Glencore is Cutting Production at Major Copper Cobalt Mine in the Congo

Anglo–Swiss multinational commodity trading and mining company Glencore has announced that it intends to slash around 2,000 employees from the Congolese mine, the world’s most prolific producer of cobalt.

According to sources close to the situation who spoke to the Wall Street Journal, the company said it plans to curb production at the Mutanda Mining Sarl in Congo. The sources say this will potentially take a sizable portion of two important industrial metals out of circulation.

The Mutanda mine is the world’s largest and richest source of cobalt.

In other news, sources have also spoken to Reuters and said that Glencore has bought 200 thousand metric tons of aluminum on the London Metal Exchange for delivery at Malaysian warehouses owned by ISTIM UK.

According to the unidentified sources, the company needs the aluminum supply for delivery to an end user but Glencore’s purchase was also a shot across the bow of ISTIM, which does not allow firms from taking LME metal from its warehouses in Port Klang.

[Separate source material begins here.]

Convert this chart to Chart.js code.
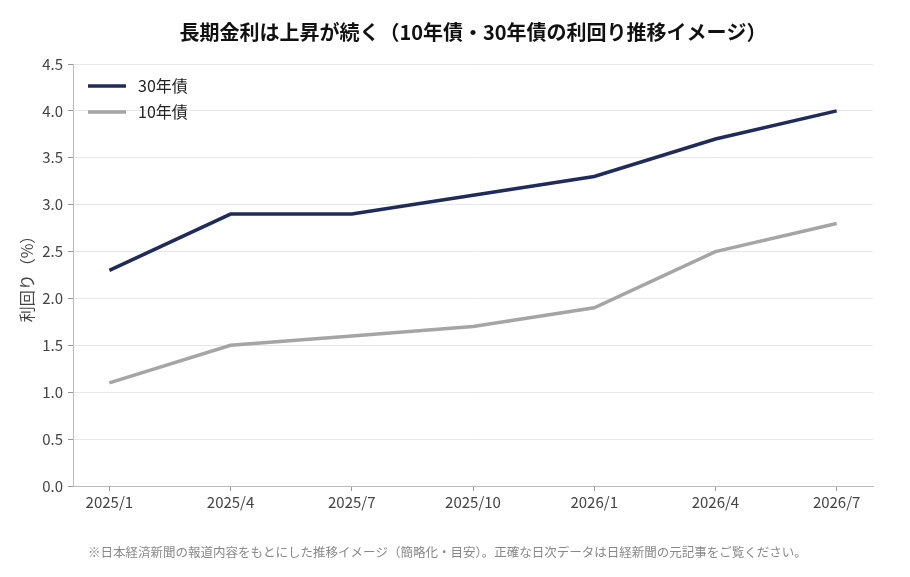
<!DOCTYPE html>
<html lang="ja">
  <head>
    <meta charset="utf-8" />
    <title>長期金利</title>
    <style>
      * { margin: 0; padding: 0; }
      body { background: #fff; }
    </style>
  </head>
  <body>
    <canvas id="myChart" width="910" height="577"></canvas>
    <script src="https://cdn.jsdelivr.net/npm/chart.js/dist/chart.umd.min.js"></script>
    <script>
      const months = ["2025/1", "2025/4", "2025/7", "2025/10", "2026/1", "2026/4", "2026/7"];
      const yield30 = [2.3, 2.9, 2.9, 3.1, 3.3, 3.7, 4.0];
      const yield10 = [1.1, 1.5, 1.6, 1.7, 1.9, 2.5, 2.8];
      const titleText = "長期金利は上昇が続く（10年債・30年債の利回り推移イメージ）";
      const noteText = "※日本経済新聞の報道内容をもとにした推移イメージ（簡略化・目安）。正確な日次データは日経新聞の元記事をご覧ください。";
      const FONT = '"Noto Sans CJK JP", "Noto Sans", sans-serif';

      const toPoints = (arr) => arr.map((v, i) => ({ x: i, y: v }));

      // title, footnote and in-plot legend
      const decor = {
        id: "decor",
        afterDraw(chart) {
          const ctx = chart.ctx;
          const area = chart.chartArea;
          ctx.save();
          ctx.fillStyle = "#111";
          ctx.font = "bold 20px " + FONT;
          ctx.textAlign = "center";
          ctx.textBaseline = "middle";
          ctx.fillText(titleText, (area.left + area.right) / 2, 32);

          ctx.fillStyle = "#888";
          ctx.font = "12.5px " + FONT;
          ctx.textAlign = "left";
          ctx.fillText(noteText, 88, 552);

          ctx.font = "16px " + FONT;
          chart.data.datasets.forEach((ds, i) => {
            const y = 86 + i * 26;
            ctx.strokeStyle = ds.borderColor;
            ctx.lineWidth = 3.5;
            ctx.beginPath();
            ctx.moveTo(88, y);
            ctx.lineTo(126, y);
            ctx.stroke();
            ctx.fillStyle = "#222";
            ctx.fillText(ds.label, 138, y);
          });
          ctx.restore();
        },
      };

      const data = {
        datasets: [
          {
            label: "30年債",
            data: toPoints(yield30),
            borderColor: "#1f2b5b",
            borderWidth: 3.5,
            pointRadius: 0,
            tension: 0,
          },
          {
            label: "10年債",
            data: toPoints(yield10),
            borderColor: "#a5a5a5",
            borderWidth: 3.5,
            pointRadius: 0,
            tension: 0,
          },
        ],
      };

      const config = {
        type: "line",
        data,
        plugins: [decor],
        options: {
          responsive: false,
          animation: false,
          layout: { padding: { top: 64, right: 37, left: 0, bottom: 0 } },
          scales: {
            x: {
              type: "linear",
              min: -0.3,
              max: 6.3,
              afterBuildTicks(scale) {
                scale.ticks = months.map((m, i) => ({ value: i }));
              },
              afterFit(scale) { scale.height = 91; },
              ticks: {
                callback: (v) => months[v],
                color: "#444",
                font: { family: FONT, size: 15 },
                padding: 2,
                maxRotation: 0,
              },
              grid: { drawOnChartArea: false, tickLength: 5, tickColor: "#999" },
              border: { color: "#bbb" },
            },
            y: {
              min: 0,
              max: 4.5,
              afterFit(scale) { scale.width = 73; },
              ticks: {
                stepSize: 0.5,
                callback: (v) => v.toFixed(1),
                color: "#444",
                font: { family: FONT, size: 15 },
                padding: 5,
              },
              grid: { color: "#e6e6e6", tickLength: 5, tickColor: "#999" },
              border: { color: "#bbb" },
              title: {
                display: true,
                text: "利回り（%）",
                color: "#444",
                font: { family: FONT, size: 16 },
                padding: { top: 17, bottom: 0 },
              },
            },
          },
          plugins: {
            legend: { display: false },
            tooltip: { enabled: false },
          },
        },
      };

      new Chart(document.getElementById("myChart"), config);
    </script>
  </body>
</html>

The sources have revealed that Glencore receives the lion’s share of its aluminium from Century Aluminum, but it also purchased over a million tons of raw aluminium from U.C. Rusal in 2018.

The sources said that the firm’s current commitments to buy aluminum will soon have its inventory peaking above 3 million tons, fully a tenth of the world’s ex-China supply.

“They’ve (Glencore) canceled 200,000 tons in Port Klang. It’s moving out slowly and unlikely to go back into the LME system”

Glencore previously had a 7-year, 14.5-million ton contract where it was purchasing aluminum stock from Rusal. Sources say the purchase in question was outside of that agreement.

“That contract ended last year. Glencore will for now buy aluminum from Rusal on a quarterly basis,” explained an unidentified aluminum trader. “There is a lot of aluminum in LME warehouses in Malaysia, and Port Klang is one of the cheapest places to store metal,” they added.